FIG. 3 is a chart illustrating an electrification pattern of each level in the wave number control with a basic wave number of 14 and an output wave number of an 8-step level. The half wave indicated by oblique lines in FIG. 3 represents a voltage to be applied. FIGS. 11A and 11B illustrate examples in which a flicker suppressing effect is varied with a combination of output wave numbers in the wave number control with the output wave number being the electrification pattern illustrated in FIG. 3. Reference characters 11a and 11c represent how output wave numbers are varied. Reference characters 11b and 11d represent flicker in the output waves represented by reference characters 11a and 11b, respectively.
When the output wave number is varied from 8 waves to 0 waves, a combination of the output wave numbers in the case where the output wave numbers of 8, 6, 4, 2 and 0 are sequentially varied (refer to 11a in FIG. 11A) causes a change in voltage whose frequency is higher in visual sensitivity than a combination of the output wave numbers in the case where the output wave numbers of 8, 4 and 0 are sequentially varied (refer to 11c in FIG. 11B).
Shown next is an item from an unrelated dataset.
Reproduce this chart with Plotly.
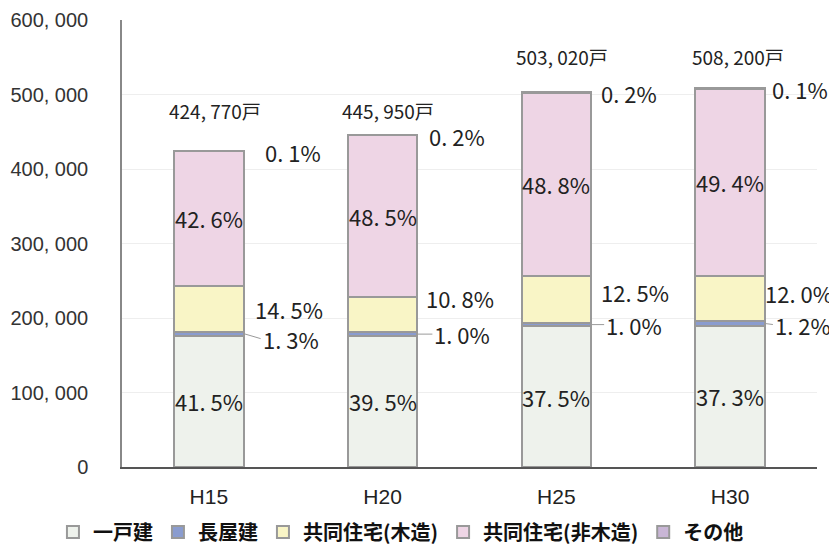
import plotly.graph_objects as go

# ---- data ----
categories = ["H15", "H20", "H25", "H30"]
totals = [424770, 445950, 503020, 508200]
total_labels = ["424, 770戸", "445, 950戸", "503, 020戸", "508, 200戸"]
series_names = ["一戸建", "長屋建", "共同住宅(木造)", "共同住宅(非木造)", "その他"]
pct_detached = [41.5, 39.5, 37.5, 37.3]
pct_row = [1.3, 1.0, 1.0, 1.2]
pct_wood = [14.5, 10.8, 12.5, 12.0]
pct_nonwood = [42.6, 48.5, 48.8, 49.4]
pct_other = [0.1, 0.2, 0.2, 0.1]
y_tick_values = [0, 100000, 200000, 300000, 400000, 500000, 600000]
y_tick_labels = ["0", "100, 000", "200, 000", "300, 000", "400, 000", "500, 000", "600, 000"]

# ---- styles ----
colors = ["#eef2ec", "#8a9ccf", "#f9f5c6", "#eed5e5", "#c9b6d6"]
BAR_W = 0.40
LBL_FONT = dict(family="Noto Sans CJK JP", size=22, color="#222222")

pcts = [pct_detached, pct_row, pct_wood, pct_nonwood, pct_other]
xs = list(range(len(categories)))

fig = go.Figure()
for name, p, c in zip(series_names, pcts, colors):
    vals = [t * v / 100.0 for t, v in zip(totals, p)]
    fig.add_trace(go.Bar(
        x=xs, y=vals, name=name, width=BAR_W,
        marker=dict(color=c, line=dict(color="#999999", width=2)),
        hoverinfo="skip",
    ))

def fmt(v):
    s = f"{v:.1f}%"
    return s.replace(".", ". ")

ann = []
cum = []
for i in xs:
    acc = 0
    row = []
    for p in pcts:
        v = totals[i] * p[i] / 100.0
        row.append((acc, acc + v))
        acc += v
    cum.append(row)

# layout offsets (pixels)
total_dx = [6, 5, 6, 8]
total_dy = [40, 24, 36, 32]
other_dx = [19, 10, 8, 5]
wood_dx = [9, 7, 8, -2]
wood_dy = [0, 17, 7, 6]
row_dx = [17, 15, 13, 8]
row_dy = [-5, 0, 0, -1]

for i in xs:
    edge = i + BAR_W / 2
    ann.append(dict(x=i, y=totals[i], text=total_labels[i], showarrow=False,
                    xanchor="center", yanchor="middle", xshift=total_dx[i], yshift=total_dy[i],
                    font=dict(family="Noto Sans CJK JP", size=19, color="#222222")))
    for k in (0, 3):
        lo, hi = cum[i][k]
        ann.append(dict(x=i, y=(lo + hi) / 2, text=fmt(pcts[k][i]), showarrow=False,
                        xanchor="center", yanchor="middle", font=LBL_FONT))
    ann.append(dict(x=edge, y=totals[i], text=fmt(pct_other[i]), showarrow=False,
                    xanchor="left", yanchor="middle", xshift=other_dx[i], yshift=-1, font=LBL_FONT))
    lo, hi = cum[i][2]
    ann.append(dict(x=edge, y=(lo + hi) / 2, text=fmt(pct_wood[i]), showarrow=False,
                    xanchor="left", yanchor="middle", xshift=wood_dx[i], yshift=wood_dy[i], font=LBL_FONT))
    lo, hi = cum[i][1]
    ann.append(dict(x=edge, y=(lo + hi) / 2, text=fmt(pct_row[i]), showarrow=True,
                    arrowhead=0, arrowwidth=1, arrowcolor="#9a9a9a", standoff=0,
                    axref="pixel", ayref="pixel", ax=row_dx[i], ay=-row_dy[i],
                    xanchor="left", yanchor="middle", font=LBL_FONT))

fig.update_layout(
    width=829, height=537,
    margin=dict(l=114, r=20, t=12, b=78, autoexpand=False),
    paper_bgcolor="white", plot_bgcolor="white",
    barmode="stack",
    bargap=0,
    annotations=ann,
    showlegend=True,
    legend=dict(orientation="h", xref="container", yref="container",
                x=0.474, xanchor="center", y=0.024, yanchor="middle",
                font=dict(family="Noto Sans CJK JP", size=20, color="#111111", weight="bold"),
                itemwidth=30, traceorder="normal", bgcolor="rgba(0,0,0,0)"),
    xaxis=dict(range=[-0.5, 3.5], tickmode="array", tickvals=xs, ticktext=categories,
               showgrid=False, zeroline=False, showline=True, linecolor="#555555", linewidth=1.5,
               ticks="", ticklabelstandoff=10, automargin=False,
               tickfont=dict(family="Liberation Sans", size=21, color="#222222")),
    yaxis=dict(range=[0, 600000], tickmode="array", tickvals=y_tick_values, ticktext=y_tick_labels,
               showgrid=True, gridcolor="#eeeeee", gridwidth=1, zeroline=False, automargin=False,
               showline=True, linecolor="#888888", linewidth=1.5, ticks="", ticklabelstandoff=28,
               tickfont=dict(family="Liberation Sans", size=20, color="#333333")),
)

fig.write_html("out.html")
For this reason, the peak value of flicker in the case where the output wave numbers of 8, 4 and 0 are sequentially varied (refer to lid in FIG. 11B) is lower than the peak value of flicker in the case where the output wave numbers of 8, 6, 4, 2 and 0 are sequentially varied (refer to 11b in FIG. 11A) when the output wave numbers are varied from 8 to 0. The pattern of an electric power supplied to the heater in 11a is varied more gently than that in 11c. However, the pattern in 11a is sometimes inferior to that in 11c in the level of flicker.